## GOAL
Determine how many lines in these records hold "seaborn". Only the number is wanted.

── DATA FOR PROCESSING ──

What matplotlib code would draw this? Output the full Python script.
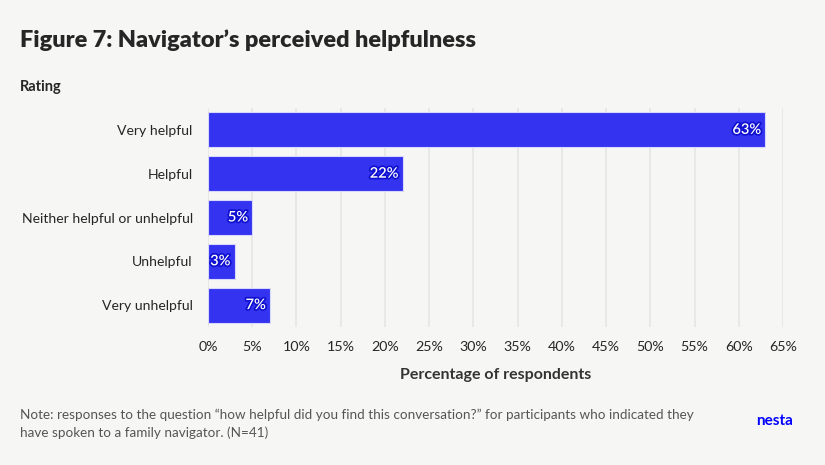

───
── DATA FOR PROCESSING ──

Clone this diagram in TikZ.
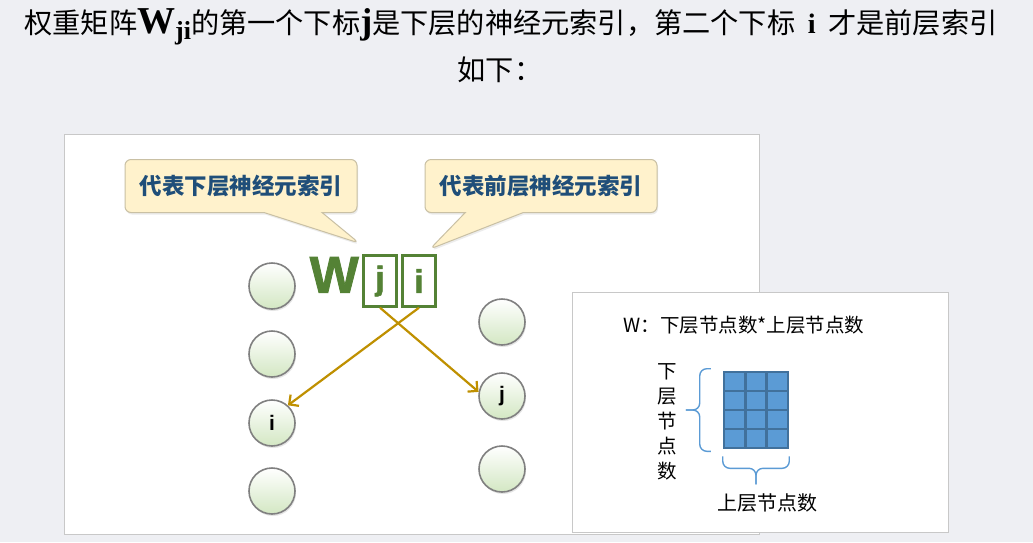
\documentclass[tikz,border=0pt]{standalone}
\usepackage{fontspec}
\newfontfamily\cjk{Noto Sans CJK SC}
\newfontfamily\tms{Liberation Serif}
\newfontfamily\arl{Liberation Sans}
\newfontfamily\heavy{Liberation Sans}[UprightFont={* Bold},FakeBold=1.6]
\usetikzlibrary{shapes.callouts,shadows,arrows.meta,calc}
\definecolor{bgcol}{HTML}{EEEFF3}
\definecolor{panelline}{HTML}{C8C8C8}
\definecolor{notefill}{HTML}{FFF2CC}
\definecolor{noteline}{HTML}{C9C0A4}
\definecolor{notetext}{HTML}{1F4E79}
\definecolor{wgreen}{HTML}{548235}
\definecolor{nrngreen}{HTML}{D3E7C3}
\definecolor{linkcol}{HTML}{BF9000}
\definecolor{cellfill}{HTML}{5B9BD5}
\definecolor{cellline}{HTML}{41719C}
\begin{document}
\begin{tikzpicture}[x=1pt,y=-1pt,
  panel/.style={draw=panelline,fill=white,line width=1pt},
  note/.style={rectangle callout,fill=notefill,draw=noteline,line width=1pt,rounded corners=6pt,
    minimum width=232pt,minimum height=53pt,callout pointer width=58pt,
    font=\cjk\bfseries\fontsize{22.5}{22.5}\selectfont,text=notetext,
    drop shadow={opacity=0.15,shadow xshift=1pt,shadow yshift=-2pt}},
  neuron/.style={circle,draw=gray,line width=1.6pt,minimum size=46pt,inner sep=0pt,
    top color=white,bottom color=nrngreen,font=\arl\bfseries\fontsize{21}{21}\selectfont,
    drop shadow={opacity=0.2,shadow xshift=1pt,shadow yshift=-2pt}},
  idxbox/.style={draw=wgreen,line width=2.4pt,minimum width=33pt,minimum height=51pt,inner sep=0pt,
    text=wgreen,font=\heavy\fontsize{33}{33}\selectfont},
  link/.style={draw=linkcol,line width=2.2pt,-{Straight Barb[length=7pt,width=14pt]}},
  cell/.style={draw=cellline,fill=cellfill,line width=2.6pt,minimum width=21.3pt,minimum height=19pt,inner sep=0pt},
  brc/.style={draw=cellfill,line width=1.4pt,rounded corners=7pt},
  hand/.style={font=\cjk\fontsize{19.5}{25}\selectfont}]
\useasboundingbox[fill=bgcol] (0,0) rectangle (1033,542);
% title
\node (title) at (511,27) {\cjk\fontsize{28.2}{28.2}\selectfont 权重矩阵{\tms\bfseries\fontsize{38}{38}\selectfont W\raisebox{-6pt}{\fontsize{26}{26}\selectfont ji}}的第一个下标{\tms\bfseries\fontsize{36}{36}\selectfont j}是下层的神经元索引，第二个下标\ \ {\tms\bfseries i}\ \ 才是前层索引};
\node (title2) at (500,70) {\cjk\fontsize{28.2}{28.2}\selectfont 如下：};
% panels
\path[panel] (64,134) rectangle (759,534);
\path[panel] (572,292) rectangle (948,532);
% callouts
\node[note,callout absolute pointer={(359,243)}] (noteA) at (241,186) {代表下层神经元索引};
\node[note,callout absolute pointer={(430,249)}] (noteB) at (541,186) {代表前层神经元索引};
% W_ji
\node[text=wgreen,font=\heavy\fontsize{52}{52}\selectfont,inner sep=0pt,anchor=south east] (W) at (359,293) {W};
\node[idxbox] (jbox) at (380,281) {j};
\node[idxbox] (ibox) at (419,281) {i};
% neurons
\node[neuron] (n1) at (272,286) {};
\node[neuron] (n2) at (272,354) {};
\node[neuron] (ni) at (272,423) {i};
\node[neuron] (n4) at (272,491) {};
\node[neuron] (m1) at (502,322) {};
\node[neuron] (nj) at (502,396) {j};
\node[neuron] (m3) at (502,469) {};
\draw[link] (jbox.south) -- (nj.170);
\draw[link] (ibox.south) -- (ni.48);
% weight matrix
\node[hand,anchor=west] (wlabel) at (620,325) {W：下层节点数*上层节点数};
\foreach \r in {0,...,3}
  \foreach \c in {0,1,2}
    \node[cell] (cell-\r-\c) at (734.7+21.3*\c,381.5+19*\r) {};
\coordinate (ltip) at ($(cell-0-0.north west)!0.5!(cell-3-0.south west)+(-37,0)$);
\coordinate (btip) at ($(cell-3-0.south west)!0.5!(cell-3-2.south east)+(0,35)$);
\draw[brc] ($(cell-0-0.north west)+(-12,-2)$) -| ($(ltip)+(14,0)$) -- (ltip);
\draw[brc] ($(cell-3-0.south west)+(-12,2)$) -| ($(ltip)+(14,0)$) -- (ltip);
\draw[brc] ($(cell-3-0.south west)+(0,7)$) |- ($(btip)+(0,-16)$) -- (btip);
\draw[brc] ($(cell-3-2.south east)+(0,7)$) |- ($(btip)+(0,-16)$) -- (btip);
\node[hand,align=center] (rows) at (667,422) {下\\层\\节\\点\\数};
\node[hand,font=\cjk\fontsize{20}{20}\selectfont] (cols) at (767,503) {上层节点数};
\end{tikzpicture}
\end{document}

───
── DATA FOR PROCESSING ──

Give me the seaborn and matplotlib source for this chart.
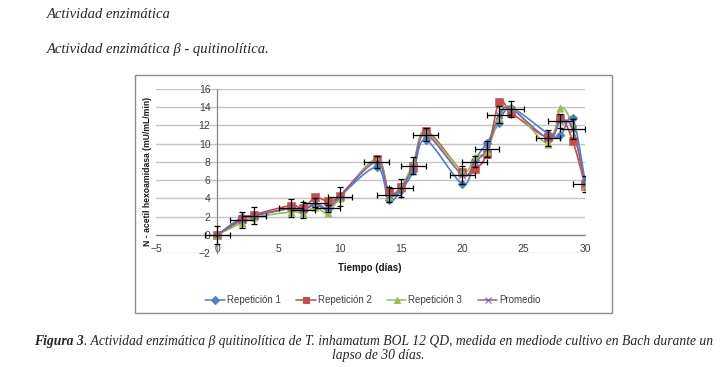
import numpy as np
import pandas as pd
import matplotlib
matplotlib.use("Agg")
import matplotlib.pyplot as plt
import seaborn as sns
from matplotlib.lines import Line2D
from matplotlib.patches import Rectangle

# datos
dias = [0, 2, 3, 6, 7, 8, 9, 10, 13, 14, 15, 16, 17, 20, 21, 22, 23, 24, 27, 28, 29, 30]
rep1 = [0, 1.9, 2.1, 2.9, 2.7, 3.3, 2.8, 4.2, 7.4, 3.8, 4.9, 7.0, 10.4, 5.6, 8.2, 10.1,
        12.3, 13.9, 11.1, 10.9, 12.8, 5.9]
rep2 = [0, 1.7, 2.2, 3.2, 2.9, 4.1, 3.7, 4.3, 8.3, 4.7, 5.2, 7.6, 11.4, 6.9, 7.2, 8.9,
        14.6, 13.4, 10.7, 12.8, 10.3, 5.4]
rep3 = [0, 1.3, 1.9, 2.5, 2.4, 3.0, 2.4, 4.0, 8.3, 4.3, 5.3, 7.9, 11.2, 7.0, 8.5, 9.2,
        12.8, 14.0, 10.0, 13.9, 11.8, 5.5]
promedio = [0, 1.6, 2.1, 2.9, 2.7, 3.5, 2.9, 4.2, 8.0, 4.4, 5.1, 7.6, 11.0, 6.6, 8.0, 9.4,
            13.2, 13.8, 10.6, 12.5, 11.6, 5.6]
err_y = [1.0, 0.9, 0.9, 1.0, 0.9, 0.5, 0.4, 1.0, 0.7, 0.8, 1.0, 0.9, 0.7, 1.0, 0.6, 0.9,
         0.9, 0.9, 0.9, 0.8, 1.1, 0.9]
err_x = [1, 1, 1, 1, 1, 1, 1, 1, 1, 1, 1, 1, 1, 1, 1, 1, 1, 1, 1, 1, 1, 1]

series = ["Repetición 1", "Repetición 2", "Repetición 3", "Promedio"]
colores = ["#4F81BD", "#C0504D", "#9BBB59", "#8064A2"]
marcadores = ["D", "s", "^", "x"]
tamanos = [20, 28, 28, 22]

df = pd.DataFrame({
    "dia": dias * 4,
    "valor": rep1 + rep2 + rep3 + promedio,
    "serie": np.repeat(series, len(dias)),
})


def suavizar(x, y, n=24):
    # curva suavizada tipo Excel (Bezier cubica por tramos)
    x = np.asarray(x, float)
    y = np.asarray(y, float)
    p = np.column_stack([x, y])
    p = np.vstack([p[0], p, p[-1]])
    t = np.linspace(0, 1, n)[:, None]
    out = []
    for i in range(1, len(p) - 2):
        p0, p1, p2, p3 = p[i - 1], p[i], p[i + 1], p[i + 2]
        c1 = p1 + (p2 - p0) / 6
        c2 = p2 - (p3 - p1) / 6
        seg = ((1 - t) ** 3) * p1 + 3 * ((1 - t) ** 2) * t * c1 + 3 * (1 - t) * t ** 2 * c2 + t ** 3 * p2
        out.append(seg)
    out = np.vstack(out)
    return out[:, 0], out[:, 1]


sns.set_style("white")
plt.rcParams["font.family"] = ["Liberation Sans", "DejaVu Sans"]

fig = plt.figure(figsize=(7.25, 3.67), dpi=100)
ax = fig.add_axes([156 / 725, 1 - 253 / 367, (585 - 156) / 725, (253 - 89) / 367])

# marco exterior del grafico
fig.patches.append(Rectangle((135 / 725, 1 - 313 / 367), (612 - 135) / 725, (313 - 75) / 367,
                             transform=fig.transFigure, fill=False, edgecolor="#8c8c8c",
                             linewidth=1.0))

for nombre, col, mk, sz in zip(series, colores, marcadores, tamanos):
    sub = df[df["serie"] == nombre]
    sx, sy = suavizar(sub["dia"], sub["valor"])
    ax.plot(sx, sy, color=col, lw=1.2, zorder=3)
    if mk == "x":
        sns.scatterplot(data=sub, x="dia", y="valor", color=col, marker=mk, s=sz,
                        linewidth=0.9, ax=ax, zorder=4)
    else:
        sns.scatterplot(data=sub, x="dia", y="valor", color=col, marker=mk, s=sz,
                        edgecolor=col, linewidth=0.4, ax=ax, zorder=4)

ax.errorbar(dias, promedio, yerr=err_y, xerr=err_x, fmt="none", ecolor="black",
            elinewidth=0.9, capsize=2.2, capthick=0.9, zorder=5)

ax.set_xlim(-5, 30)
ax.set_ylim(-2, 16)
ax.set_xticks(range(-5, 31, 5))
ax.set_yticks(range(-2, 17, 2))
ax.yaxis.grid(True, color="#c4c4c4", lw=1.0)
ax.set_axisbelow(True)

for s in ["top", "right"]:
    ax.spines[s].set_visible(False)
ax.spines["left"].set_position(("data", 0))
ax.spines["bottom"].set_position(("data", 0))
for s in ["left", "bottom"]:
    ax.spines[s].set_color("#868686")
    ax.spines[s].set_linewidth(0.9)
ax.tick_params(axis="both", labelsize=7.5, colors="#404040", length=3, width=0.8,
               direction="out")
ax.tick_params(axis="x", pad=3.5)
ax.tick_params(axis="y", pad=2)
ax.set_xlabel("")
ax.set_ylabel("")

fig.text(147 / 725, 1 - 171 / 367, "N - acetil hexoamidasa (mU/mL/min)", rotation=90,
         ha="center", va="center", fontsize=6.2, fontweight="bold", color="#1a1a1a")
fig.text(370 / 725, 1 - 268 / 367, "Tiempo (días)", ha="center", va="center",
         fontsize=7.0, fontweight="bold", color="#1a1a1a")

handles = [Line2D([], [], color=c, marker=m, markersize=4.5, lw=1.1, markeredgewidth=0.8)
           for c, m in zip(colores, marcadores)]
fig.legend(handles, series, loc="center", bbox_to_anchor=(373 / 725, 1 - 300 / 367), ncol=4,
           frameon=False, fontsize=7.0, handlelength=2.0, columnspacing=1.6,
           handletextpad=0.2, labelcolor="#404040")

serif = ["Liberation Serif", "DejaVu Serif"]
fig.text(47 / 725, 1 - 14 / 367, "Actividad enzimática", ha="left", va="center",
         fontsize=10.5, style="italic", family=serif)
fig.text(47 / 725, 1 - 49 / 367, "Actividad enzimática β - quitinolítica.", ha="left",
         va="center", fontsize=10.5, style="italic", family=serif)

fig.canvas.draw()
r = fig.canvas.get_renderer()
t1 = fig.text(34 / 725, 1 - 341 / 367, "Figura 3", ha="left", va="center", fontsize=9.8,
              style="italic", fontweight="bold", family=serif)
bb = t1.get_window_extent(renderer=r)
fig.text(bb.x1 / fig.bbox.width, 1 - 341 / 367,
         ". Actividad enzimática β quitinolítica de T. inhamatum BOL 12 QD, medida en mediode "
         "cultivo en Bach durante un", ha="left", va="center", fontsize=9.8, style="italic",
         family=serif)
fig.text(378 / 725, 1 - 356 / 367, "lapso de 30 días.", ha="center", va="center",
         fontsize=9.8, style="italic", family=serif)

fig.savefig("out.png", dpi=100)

───

## SOLUTION TO THIS PROBLEM
2